The matrix multiplication kernel computes the M × N matrix C, which is the product of the M × K matrix A and the K × N matrix B. The code for the reference kernel imatmul_ref
is as follows.
// C = AB with A = [M x K], B = [K x N], C = [M x N] void imatmul_ref(const int M, const int N, const int K, const int8_t* A, const int8_t* B, int32_t* C) { int i, j, k; int32_t sum; for (i = 0; i < M; ++i) { for (j = 0; j < N; ++j) { sum = 0; for (k = 0; k < K; ++k) { sum += A[i * K + k] * B[k * N + j]; } C[i * N + j] = sum; } } }
RISC-V Multi-core System
For the performance evaluation of the matrix multiplication kernel using OpenMP, we used Digilent’s FPGA board Nexys Video, which implements the RISC-V multi-core system shown below.
- Processor: Octa-core VexRiscv
- ISA: RV32IMAFDC (RV32GC)
- Operating frequency: 100 MHz
- DRAM: 512 MiB
- OS: Linux
Matrix Multiplication using OpenMP on RISC-V Multi-core
The featured image shows the performance of the matrix multiplication kernel imatmul_opt
using OpenMP. Performance [OP/cycle] is calculated using the average of 10 program executions.
If the square matrix size (M=N=K) is less than 64, the kernel is running in single thread, because the parallelization overhead is large and the parallelization effect is low for small matrices.

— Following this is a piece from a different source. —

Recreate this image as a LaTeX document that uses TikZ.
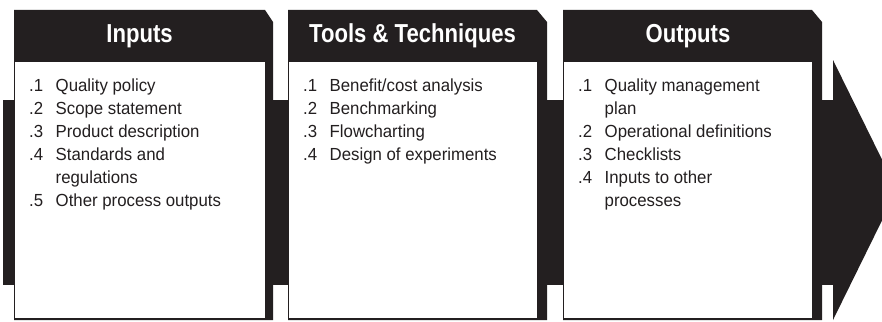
\documentclass[tikz,border=0pt]{standalone}
\usepackage{fontspec}
\setmainfont{Liberation Sans}
\newfontfamily\headfont[FakeStretch=0.85]{Liberation Sans}
\newfontfamily\listfont[FakeStretch=0.96]{Liberation Sans}
\usetikzlibrary{positioning}
\definecolor{inkblack}{HTML}{231F20}
\tikzset{
  slab/.style={fill=inkblack},
  body/.style={
    rectangle, draw=inkblack, fill=white, line width=0.8pt,
    anchor=north west, minimum height=257pt, inner sep=0pt,
  },
  head/.style={anchor=base, text=white, inner sep=0pt,
    font=\headfont\bfseries\fontsize{26}{26}\selectfont},
  items/.style={anchor=north west, inner sep=0pt, text=inkblack,
    font=\listfont\fontsize{17.5}{23}\selectfont},
}

\begin{document}
\begin{tikzpicture}[x=1pt, y=-1pt]
\useasboundingbox (0,0) rectangle (882,321);
\clip (0,0) rectangle (882,321);

% ── process band and arrow head ────────────────────────────────────────
\fill[slab] (3,100) rectangle (840,285);
\fill[slab] (833,60) -- (897,190) -- (833,320) -- cycle;

% ── Inputs ─────────────────────────────────────────────────────────────
\fill[slab] (14,10) -- (265,10) -- (273,22) -- (273,320) -- (14,320) -- cycle;
\node[body, minimum width=251pt] (inbody) at (14,61) {};
\node[head] (inhead) at (139.5,43) {Inputs};
\node[items] (inlist) at (29,75) {\begin{tabular}{@{}p{26.5pt}@{}l@{}}
  .1 & Quality policy\\
  .2 & Scope statement\\
  .3 & Product description\\
  .4 & Standards and\\
     & regulations\\
  .5 & Other process outputs
\end{tabular}};

% ── Tools & Techniques ─────────────────────────────────────────────────
\fill[slab] (288,10) -- (537,10) -- (547,22) -- (547,320) -- (288,320) -- cycle;
\node[body, minimum width=249pt] (ttbody) at (288,61) {};
\node[head] (tthead) at (412.5,43) {Tools \& Techniques};
\node[items] (ttlist) at (303,75) {\begin{tabular}{@{}p{26.5pt}@{}l@{}}
  .1 & Benefit/cost analysis\\
  .2 & Benchmarking\\
  .3 & Flowcharting\\
  .4 & Design of experiments
\end{tabular}};

% ── Outputs ────────────────────────────────────────────────────────────
\fill[slab] (563,10) -- (812,10) -- (822,22) -- (822,320) -- (563,320) -- cycle;
\node[body, minimum width=249pt] (outbody) at (563,61) {};
\node[head] (outhead) at (688,43) {Outputs};
\node[items] (outlist) at (578,75) {\begin{tabular}{@{}p{26.5pt}@{}l@{}}
  .1 & Quality management\\
     & plan\\
  .2 & Operational definitions\\
  .3 & Checklists\\
  .4 & Inputs to other\\
     & processes
\end{tabular}};

\end{tikzpicture}
\end{document}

For square matrix sizes of 32, 64, and 128, we achieved speedups of 3.30, 5.89, and 21.42 times, respectively, compared to the reference kernel.
Summary
We have implemented a RISC-V multi-core processor, octa-core VexRiscv, on an FPGA board and evaluated the performance of the matrix multiplication kernel using OpenMP.